Przed Ambasadą Rosji zebrało się kilkanaście osób, którzy przyszli z flagami. Ukraińcy mieli na sobie państwową niebiesko-żółtą flagę, natomiast Białorusini zaprezentowali historyczną biało-czerwono-białą flagę Wolnej Białorusi. Pikietę wsparło kilku Polaków, którzy przyszli z biało-czerwoną flagą Polski.
Podczas demonstracji krzyczano: „Chwała Ukrainie!

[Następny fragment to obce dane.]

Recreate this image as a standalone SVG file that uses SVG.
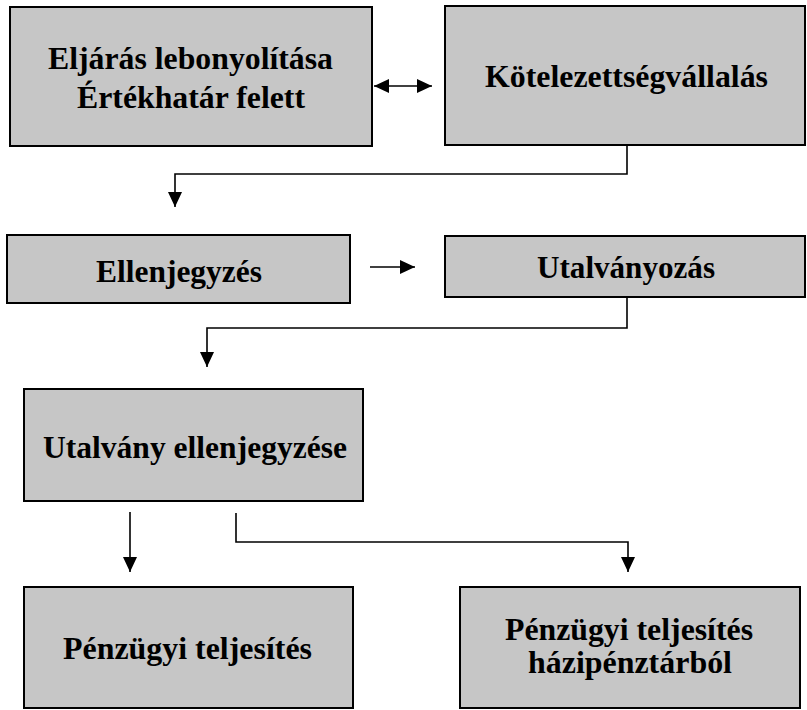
<svg xmlns="http://www.w3.org/2000/svg" width="807" height="710" viewBox="0 0 807 710">
<defs>
<marker id="ah" viewBox="0 0 15 14" refX="15" refY="7" markerWidth="15" markerHeight="14" markerUnits="userSpaceOnUse" orient="auto-start-reverse">
<path d="M0,0 L15,7 L0,14 Z" fill="#000"/>
</marker>
</defs>
<style>
.box{fill:#c6c6c6;stroke:#000;stroke-width:2}
.t{font-family:"Liberation Serif","Times New Roman",serif;font-weight:bold;font-size:31px;fill:#000;text-anchor:middle}
.c{fill:none;stroke:#000;stroke-width:1.6}
</style>
<rect width="807" height="710" fill="#fff"/>
<g id="n1"><rect class="box" x="10" y="7" width="362" height="139"/>
<text class="t" x="190.5" y="69" textLength="285" lengthAdjust="spacingAndGlyphs">Eljárás lebonyolítása</text>
<text class="t" x="191" y="108" textLength="228" lengthAdjust="spacingAndGlyphs">Értékhatár felett</text></g>
<g id="n2"><rect class="box" x="445" y="6" width="360" height="139"/>
<text class="t" x="626.5" y="87" textLength="283" lengthAdjust="spacingAndGlyphs">Kötelezettségvállalás</text></g>
<g id="n3"><rect class="box" x="7" y="235" width="343" height="68"/>
<text class="t" x="179" y="282" textLength="166" lengthAdjust="spacingAndGlyphs">Ellenjegyzés</text></g>
<g id="n4"><rect class="box" x="445" y="236" width="360" height="61"/>
<text class="t" x="626" y="278" textLength="178" lengthAdjust="spacingAndGlyphs">Utalványozás</text></g>
<g id="n5"><rect class="box" x="24" y="389" width="339" height="112"/>
<text class="t" x="195" y="458" textLength="304" lengthAdjust="spacingAndGlyphs">Utalvány ellenjegyzése</text></g>
<g id="n6"><rect class="box" x="24" y="587" width="329" height="121"/>
<text class="t" x="187.5" y="659" textLength="249" lengthAdjust="spacingAndGlyphs">Pénzügyi teljesítés</text></g>
<g id="n7"><rect class="box" x="460" y="587" width="340" height="121"/>
<text class="t" x="629" y="640" textLength="248" lengthAdjust="spacingAndGlyphs">Pénzügyi teljesítés</text>
<text class="t" x="630" y="673" textLength="204" lengthAdjust="spacingAndGlyphs">házipénztárból</text></g>
<g id="connectors">
<line class="c" x1="374" y1="86" x2="432" y2="86" marker-start="url(#ah)" marker-end="url(#ah)"/>
<polyline class="c" points="627,146 627,174 175,174 175,207" marker-end="url(#ah)"/>
<line class="c" x1="370" y1="267" x2="415" y2="267" marker-end="url(#ah)"/>
<polyline class="c" points="627,298 627,328 207,328 207,367" marker-end="url(#ah)"/>
<line class="c" x1="130" y1="512" x2="130" y2="572" marker-end="url(#ah)"/>
<polyline class="c" points="236,513 236,542 628,542 628,572" marker-end="url(#ah)"/>
</g>
</svg>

Bohaterom chwała!”, „Chwała nacji! Śmierć wrogom!”, „Krym = Ukraina”. Pojawiły się też okrzyki „Mińsk-Warszawa wspólna sprawa” oraz „Kijów-Warszawa wspólna sprawa”.
W demonstracji pod ambasadą Rosji wziął udział Wadim, pochodzący z Kaliningradu Rosjanin, który podczas swojego przemówienia, na znak sprzeciwu wobec agresywnej polityki Rosji, demonstracyjnie porwał, a następnie podeptał konstytucję Federacji Rosyjskiej. Uczestniczy bili brawo.
– Dużo osób mówi, że jest zagrożenie ze strony Rosji okupacją Ukrainy, że będzie wojna, ale mało kto mówi, że Białoruś już jest okupowana rosyjskimi wojskami. My walczymy o naszą wolność i niepodległość – mówił jeden z uczestników pikiety.
W demonstracji wzięła również udział ukraińska aktywistka Natalia Panchenko, która podziękowała Polakom za wsparcie, jakiego od lat udzielają Ukrainie i jej mieszkańcom.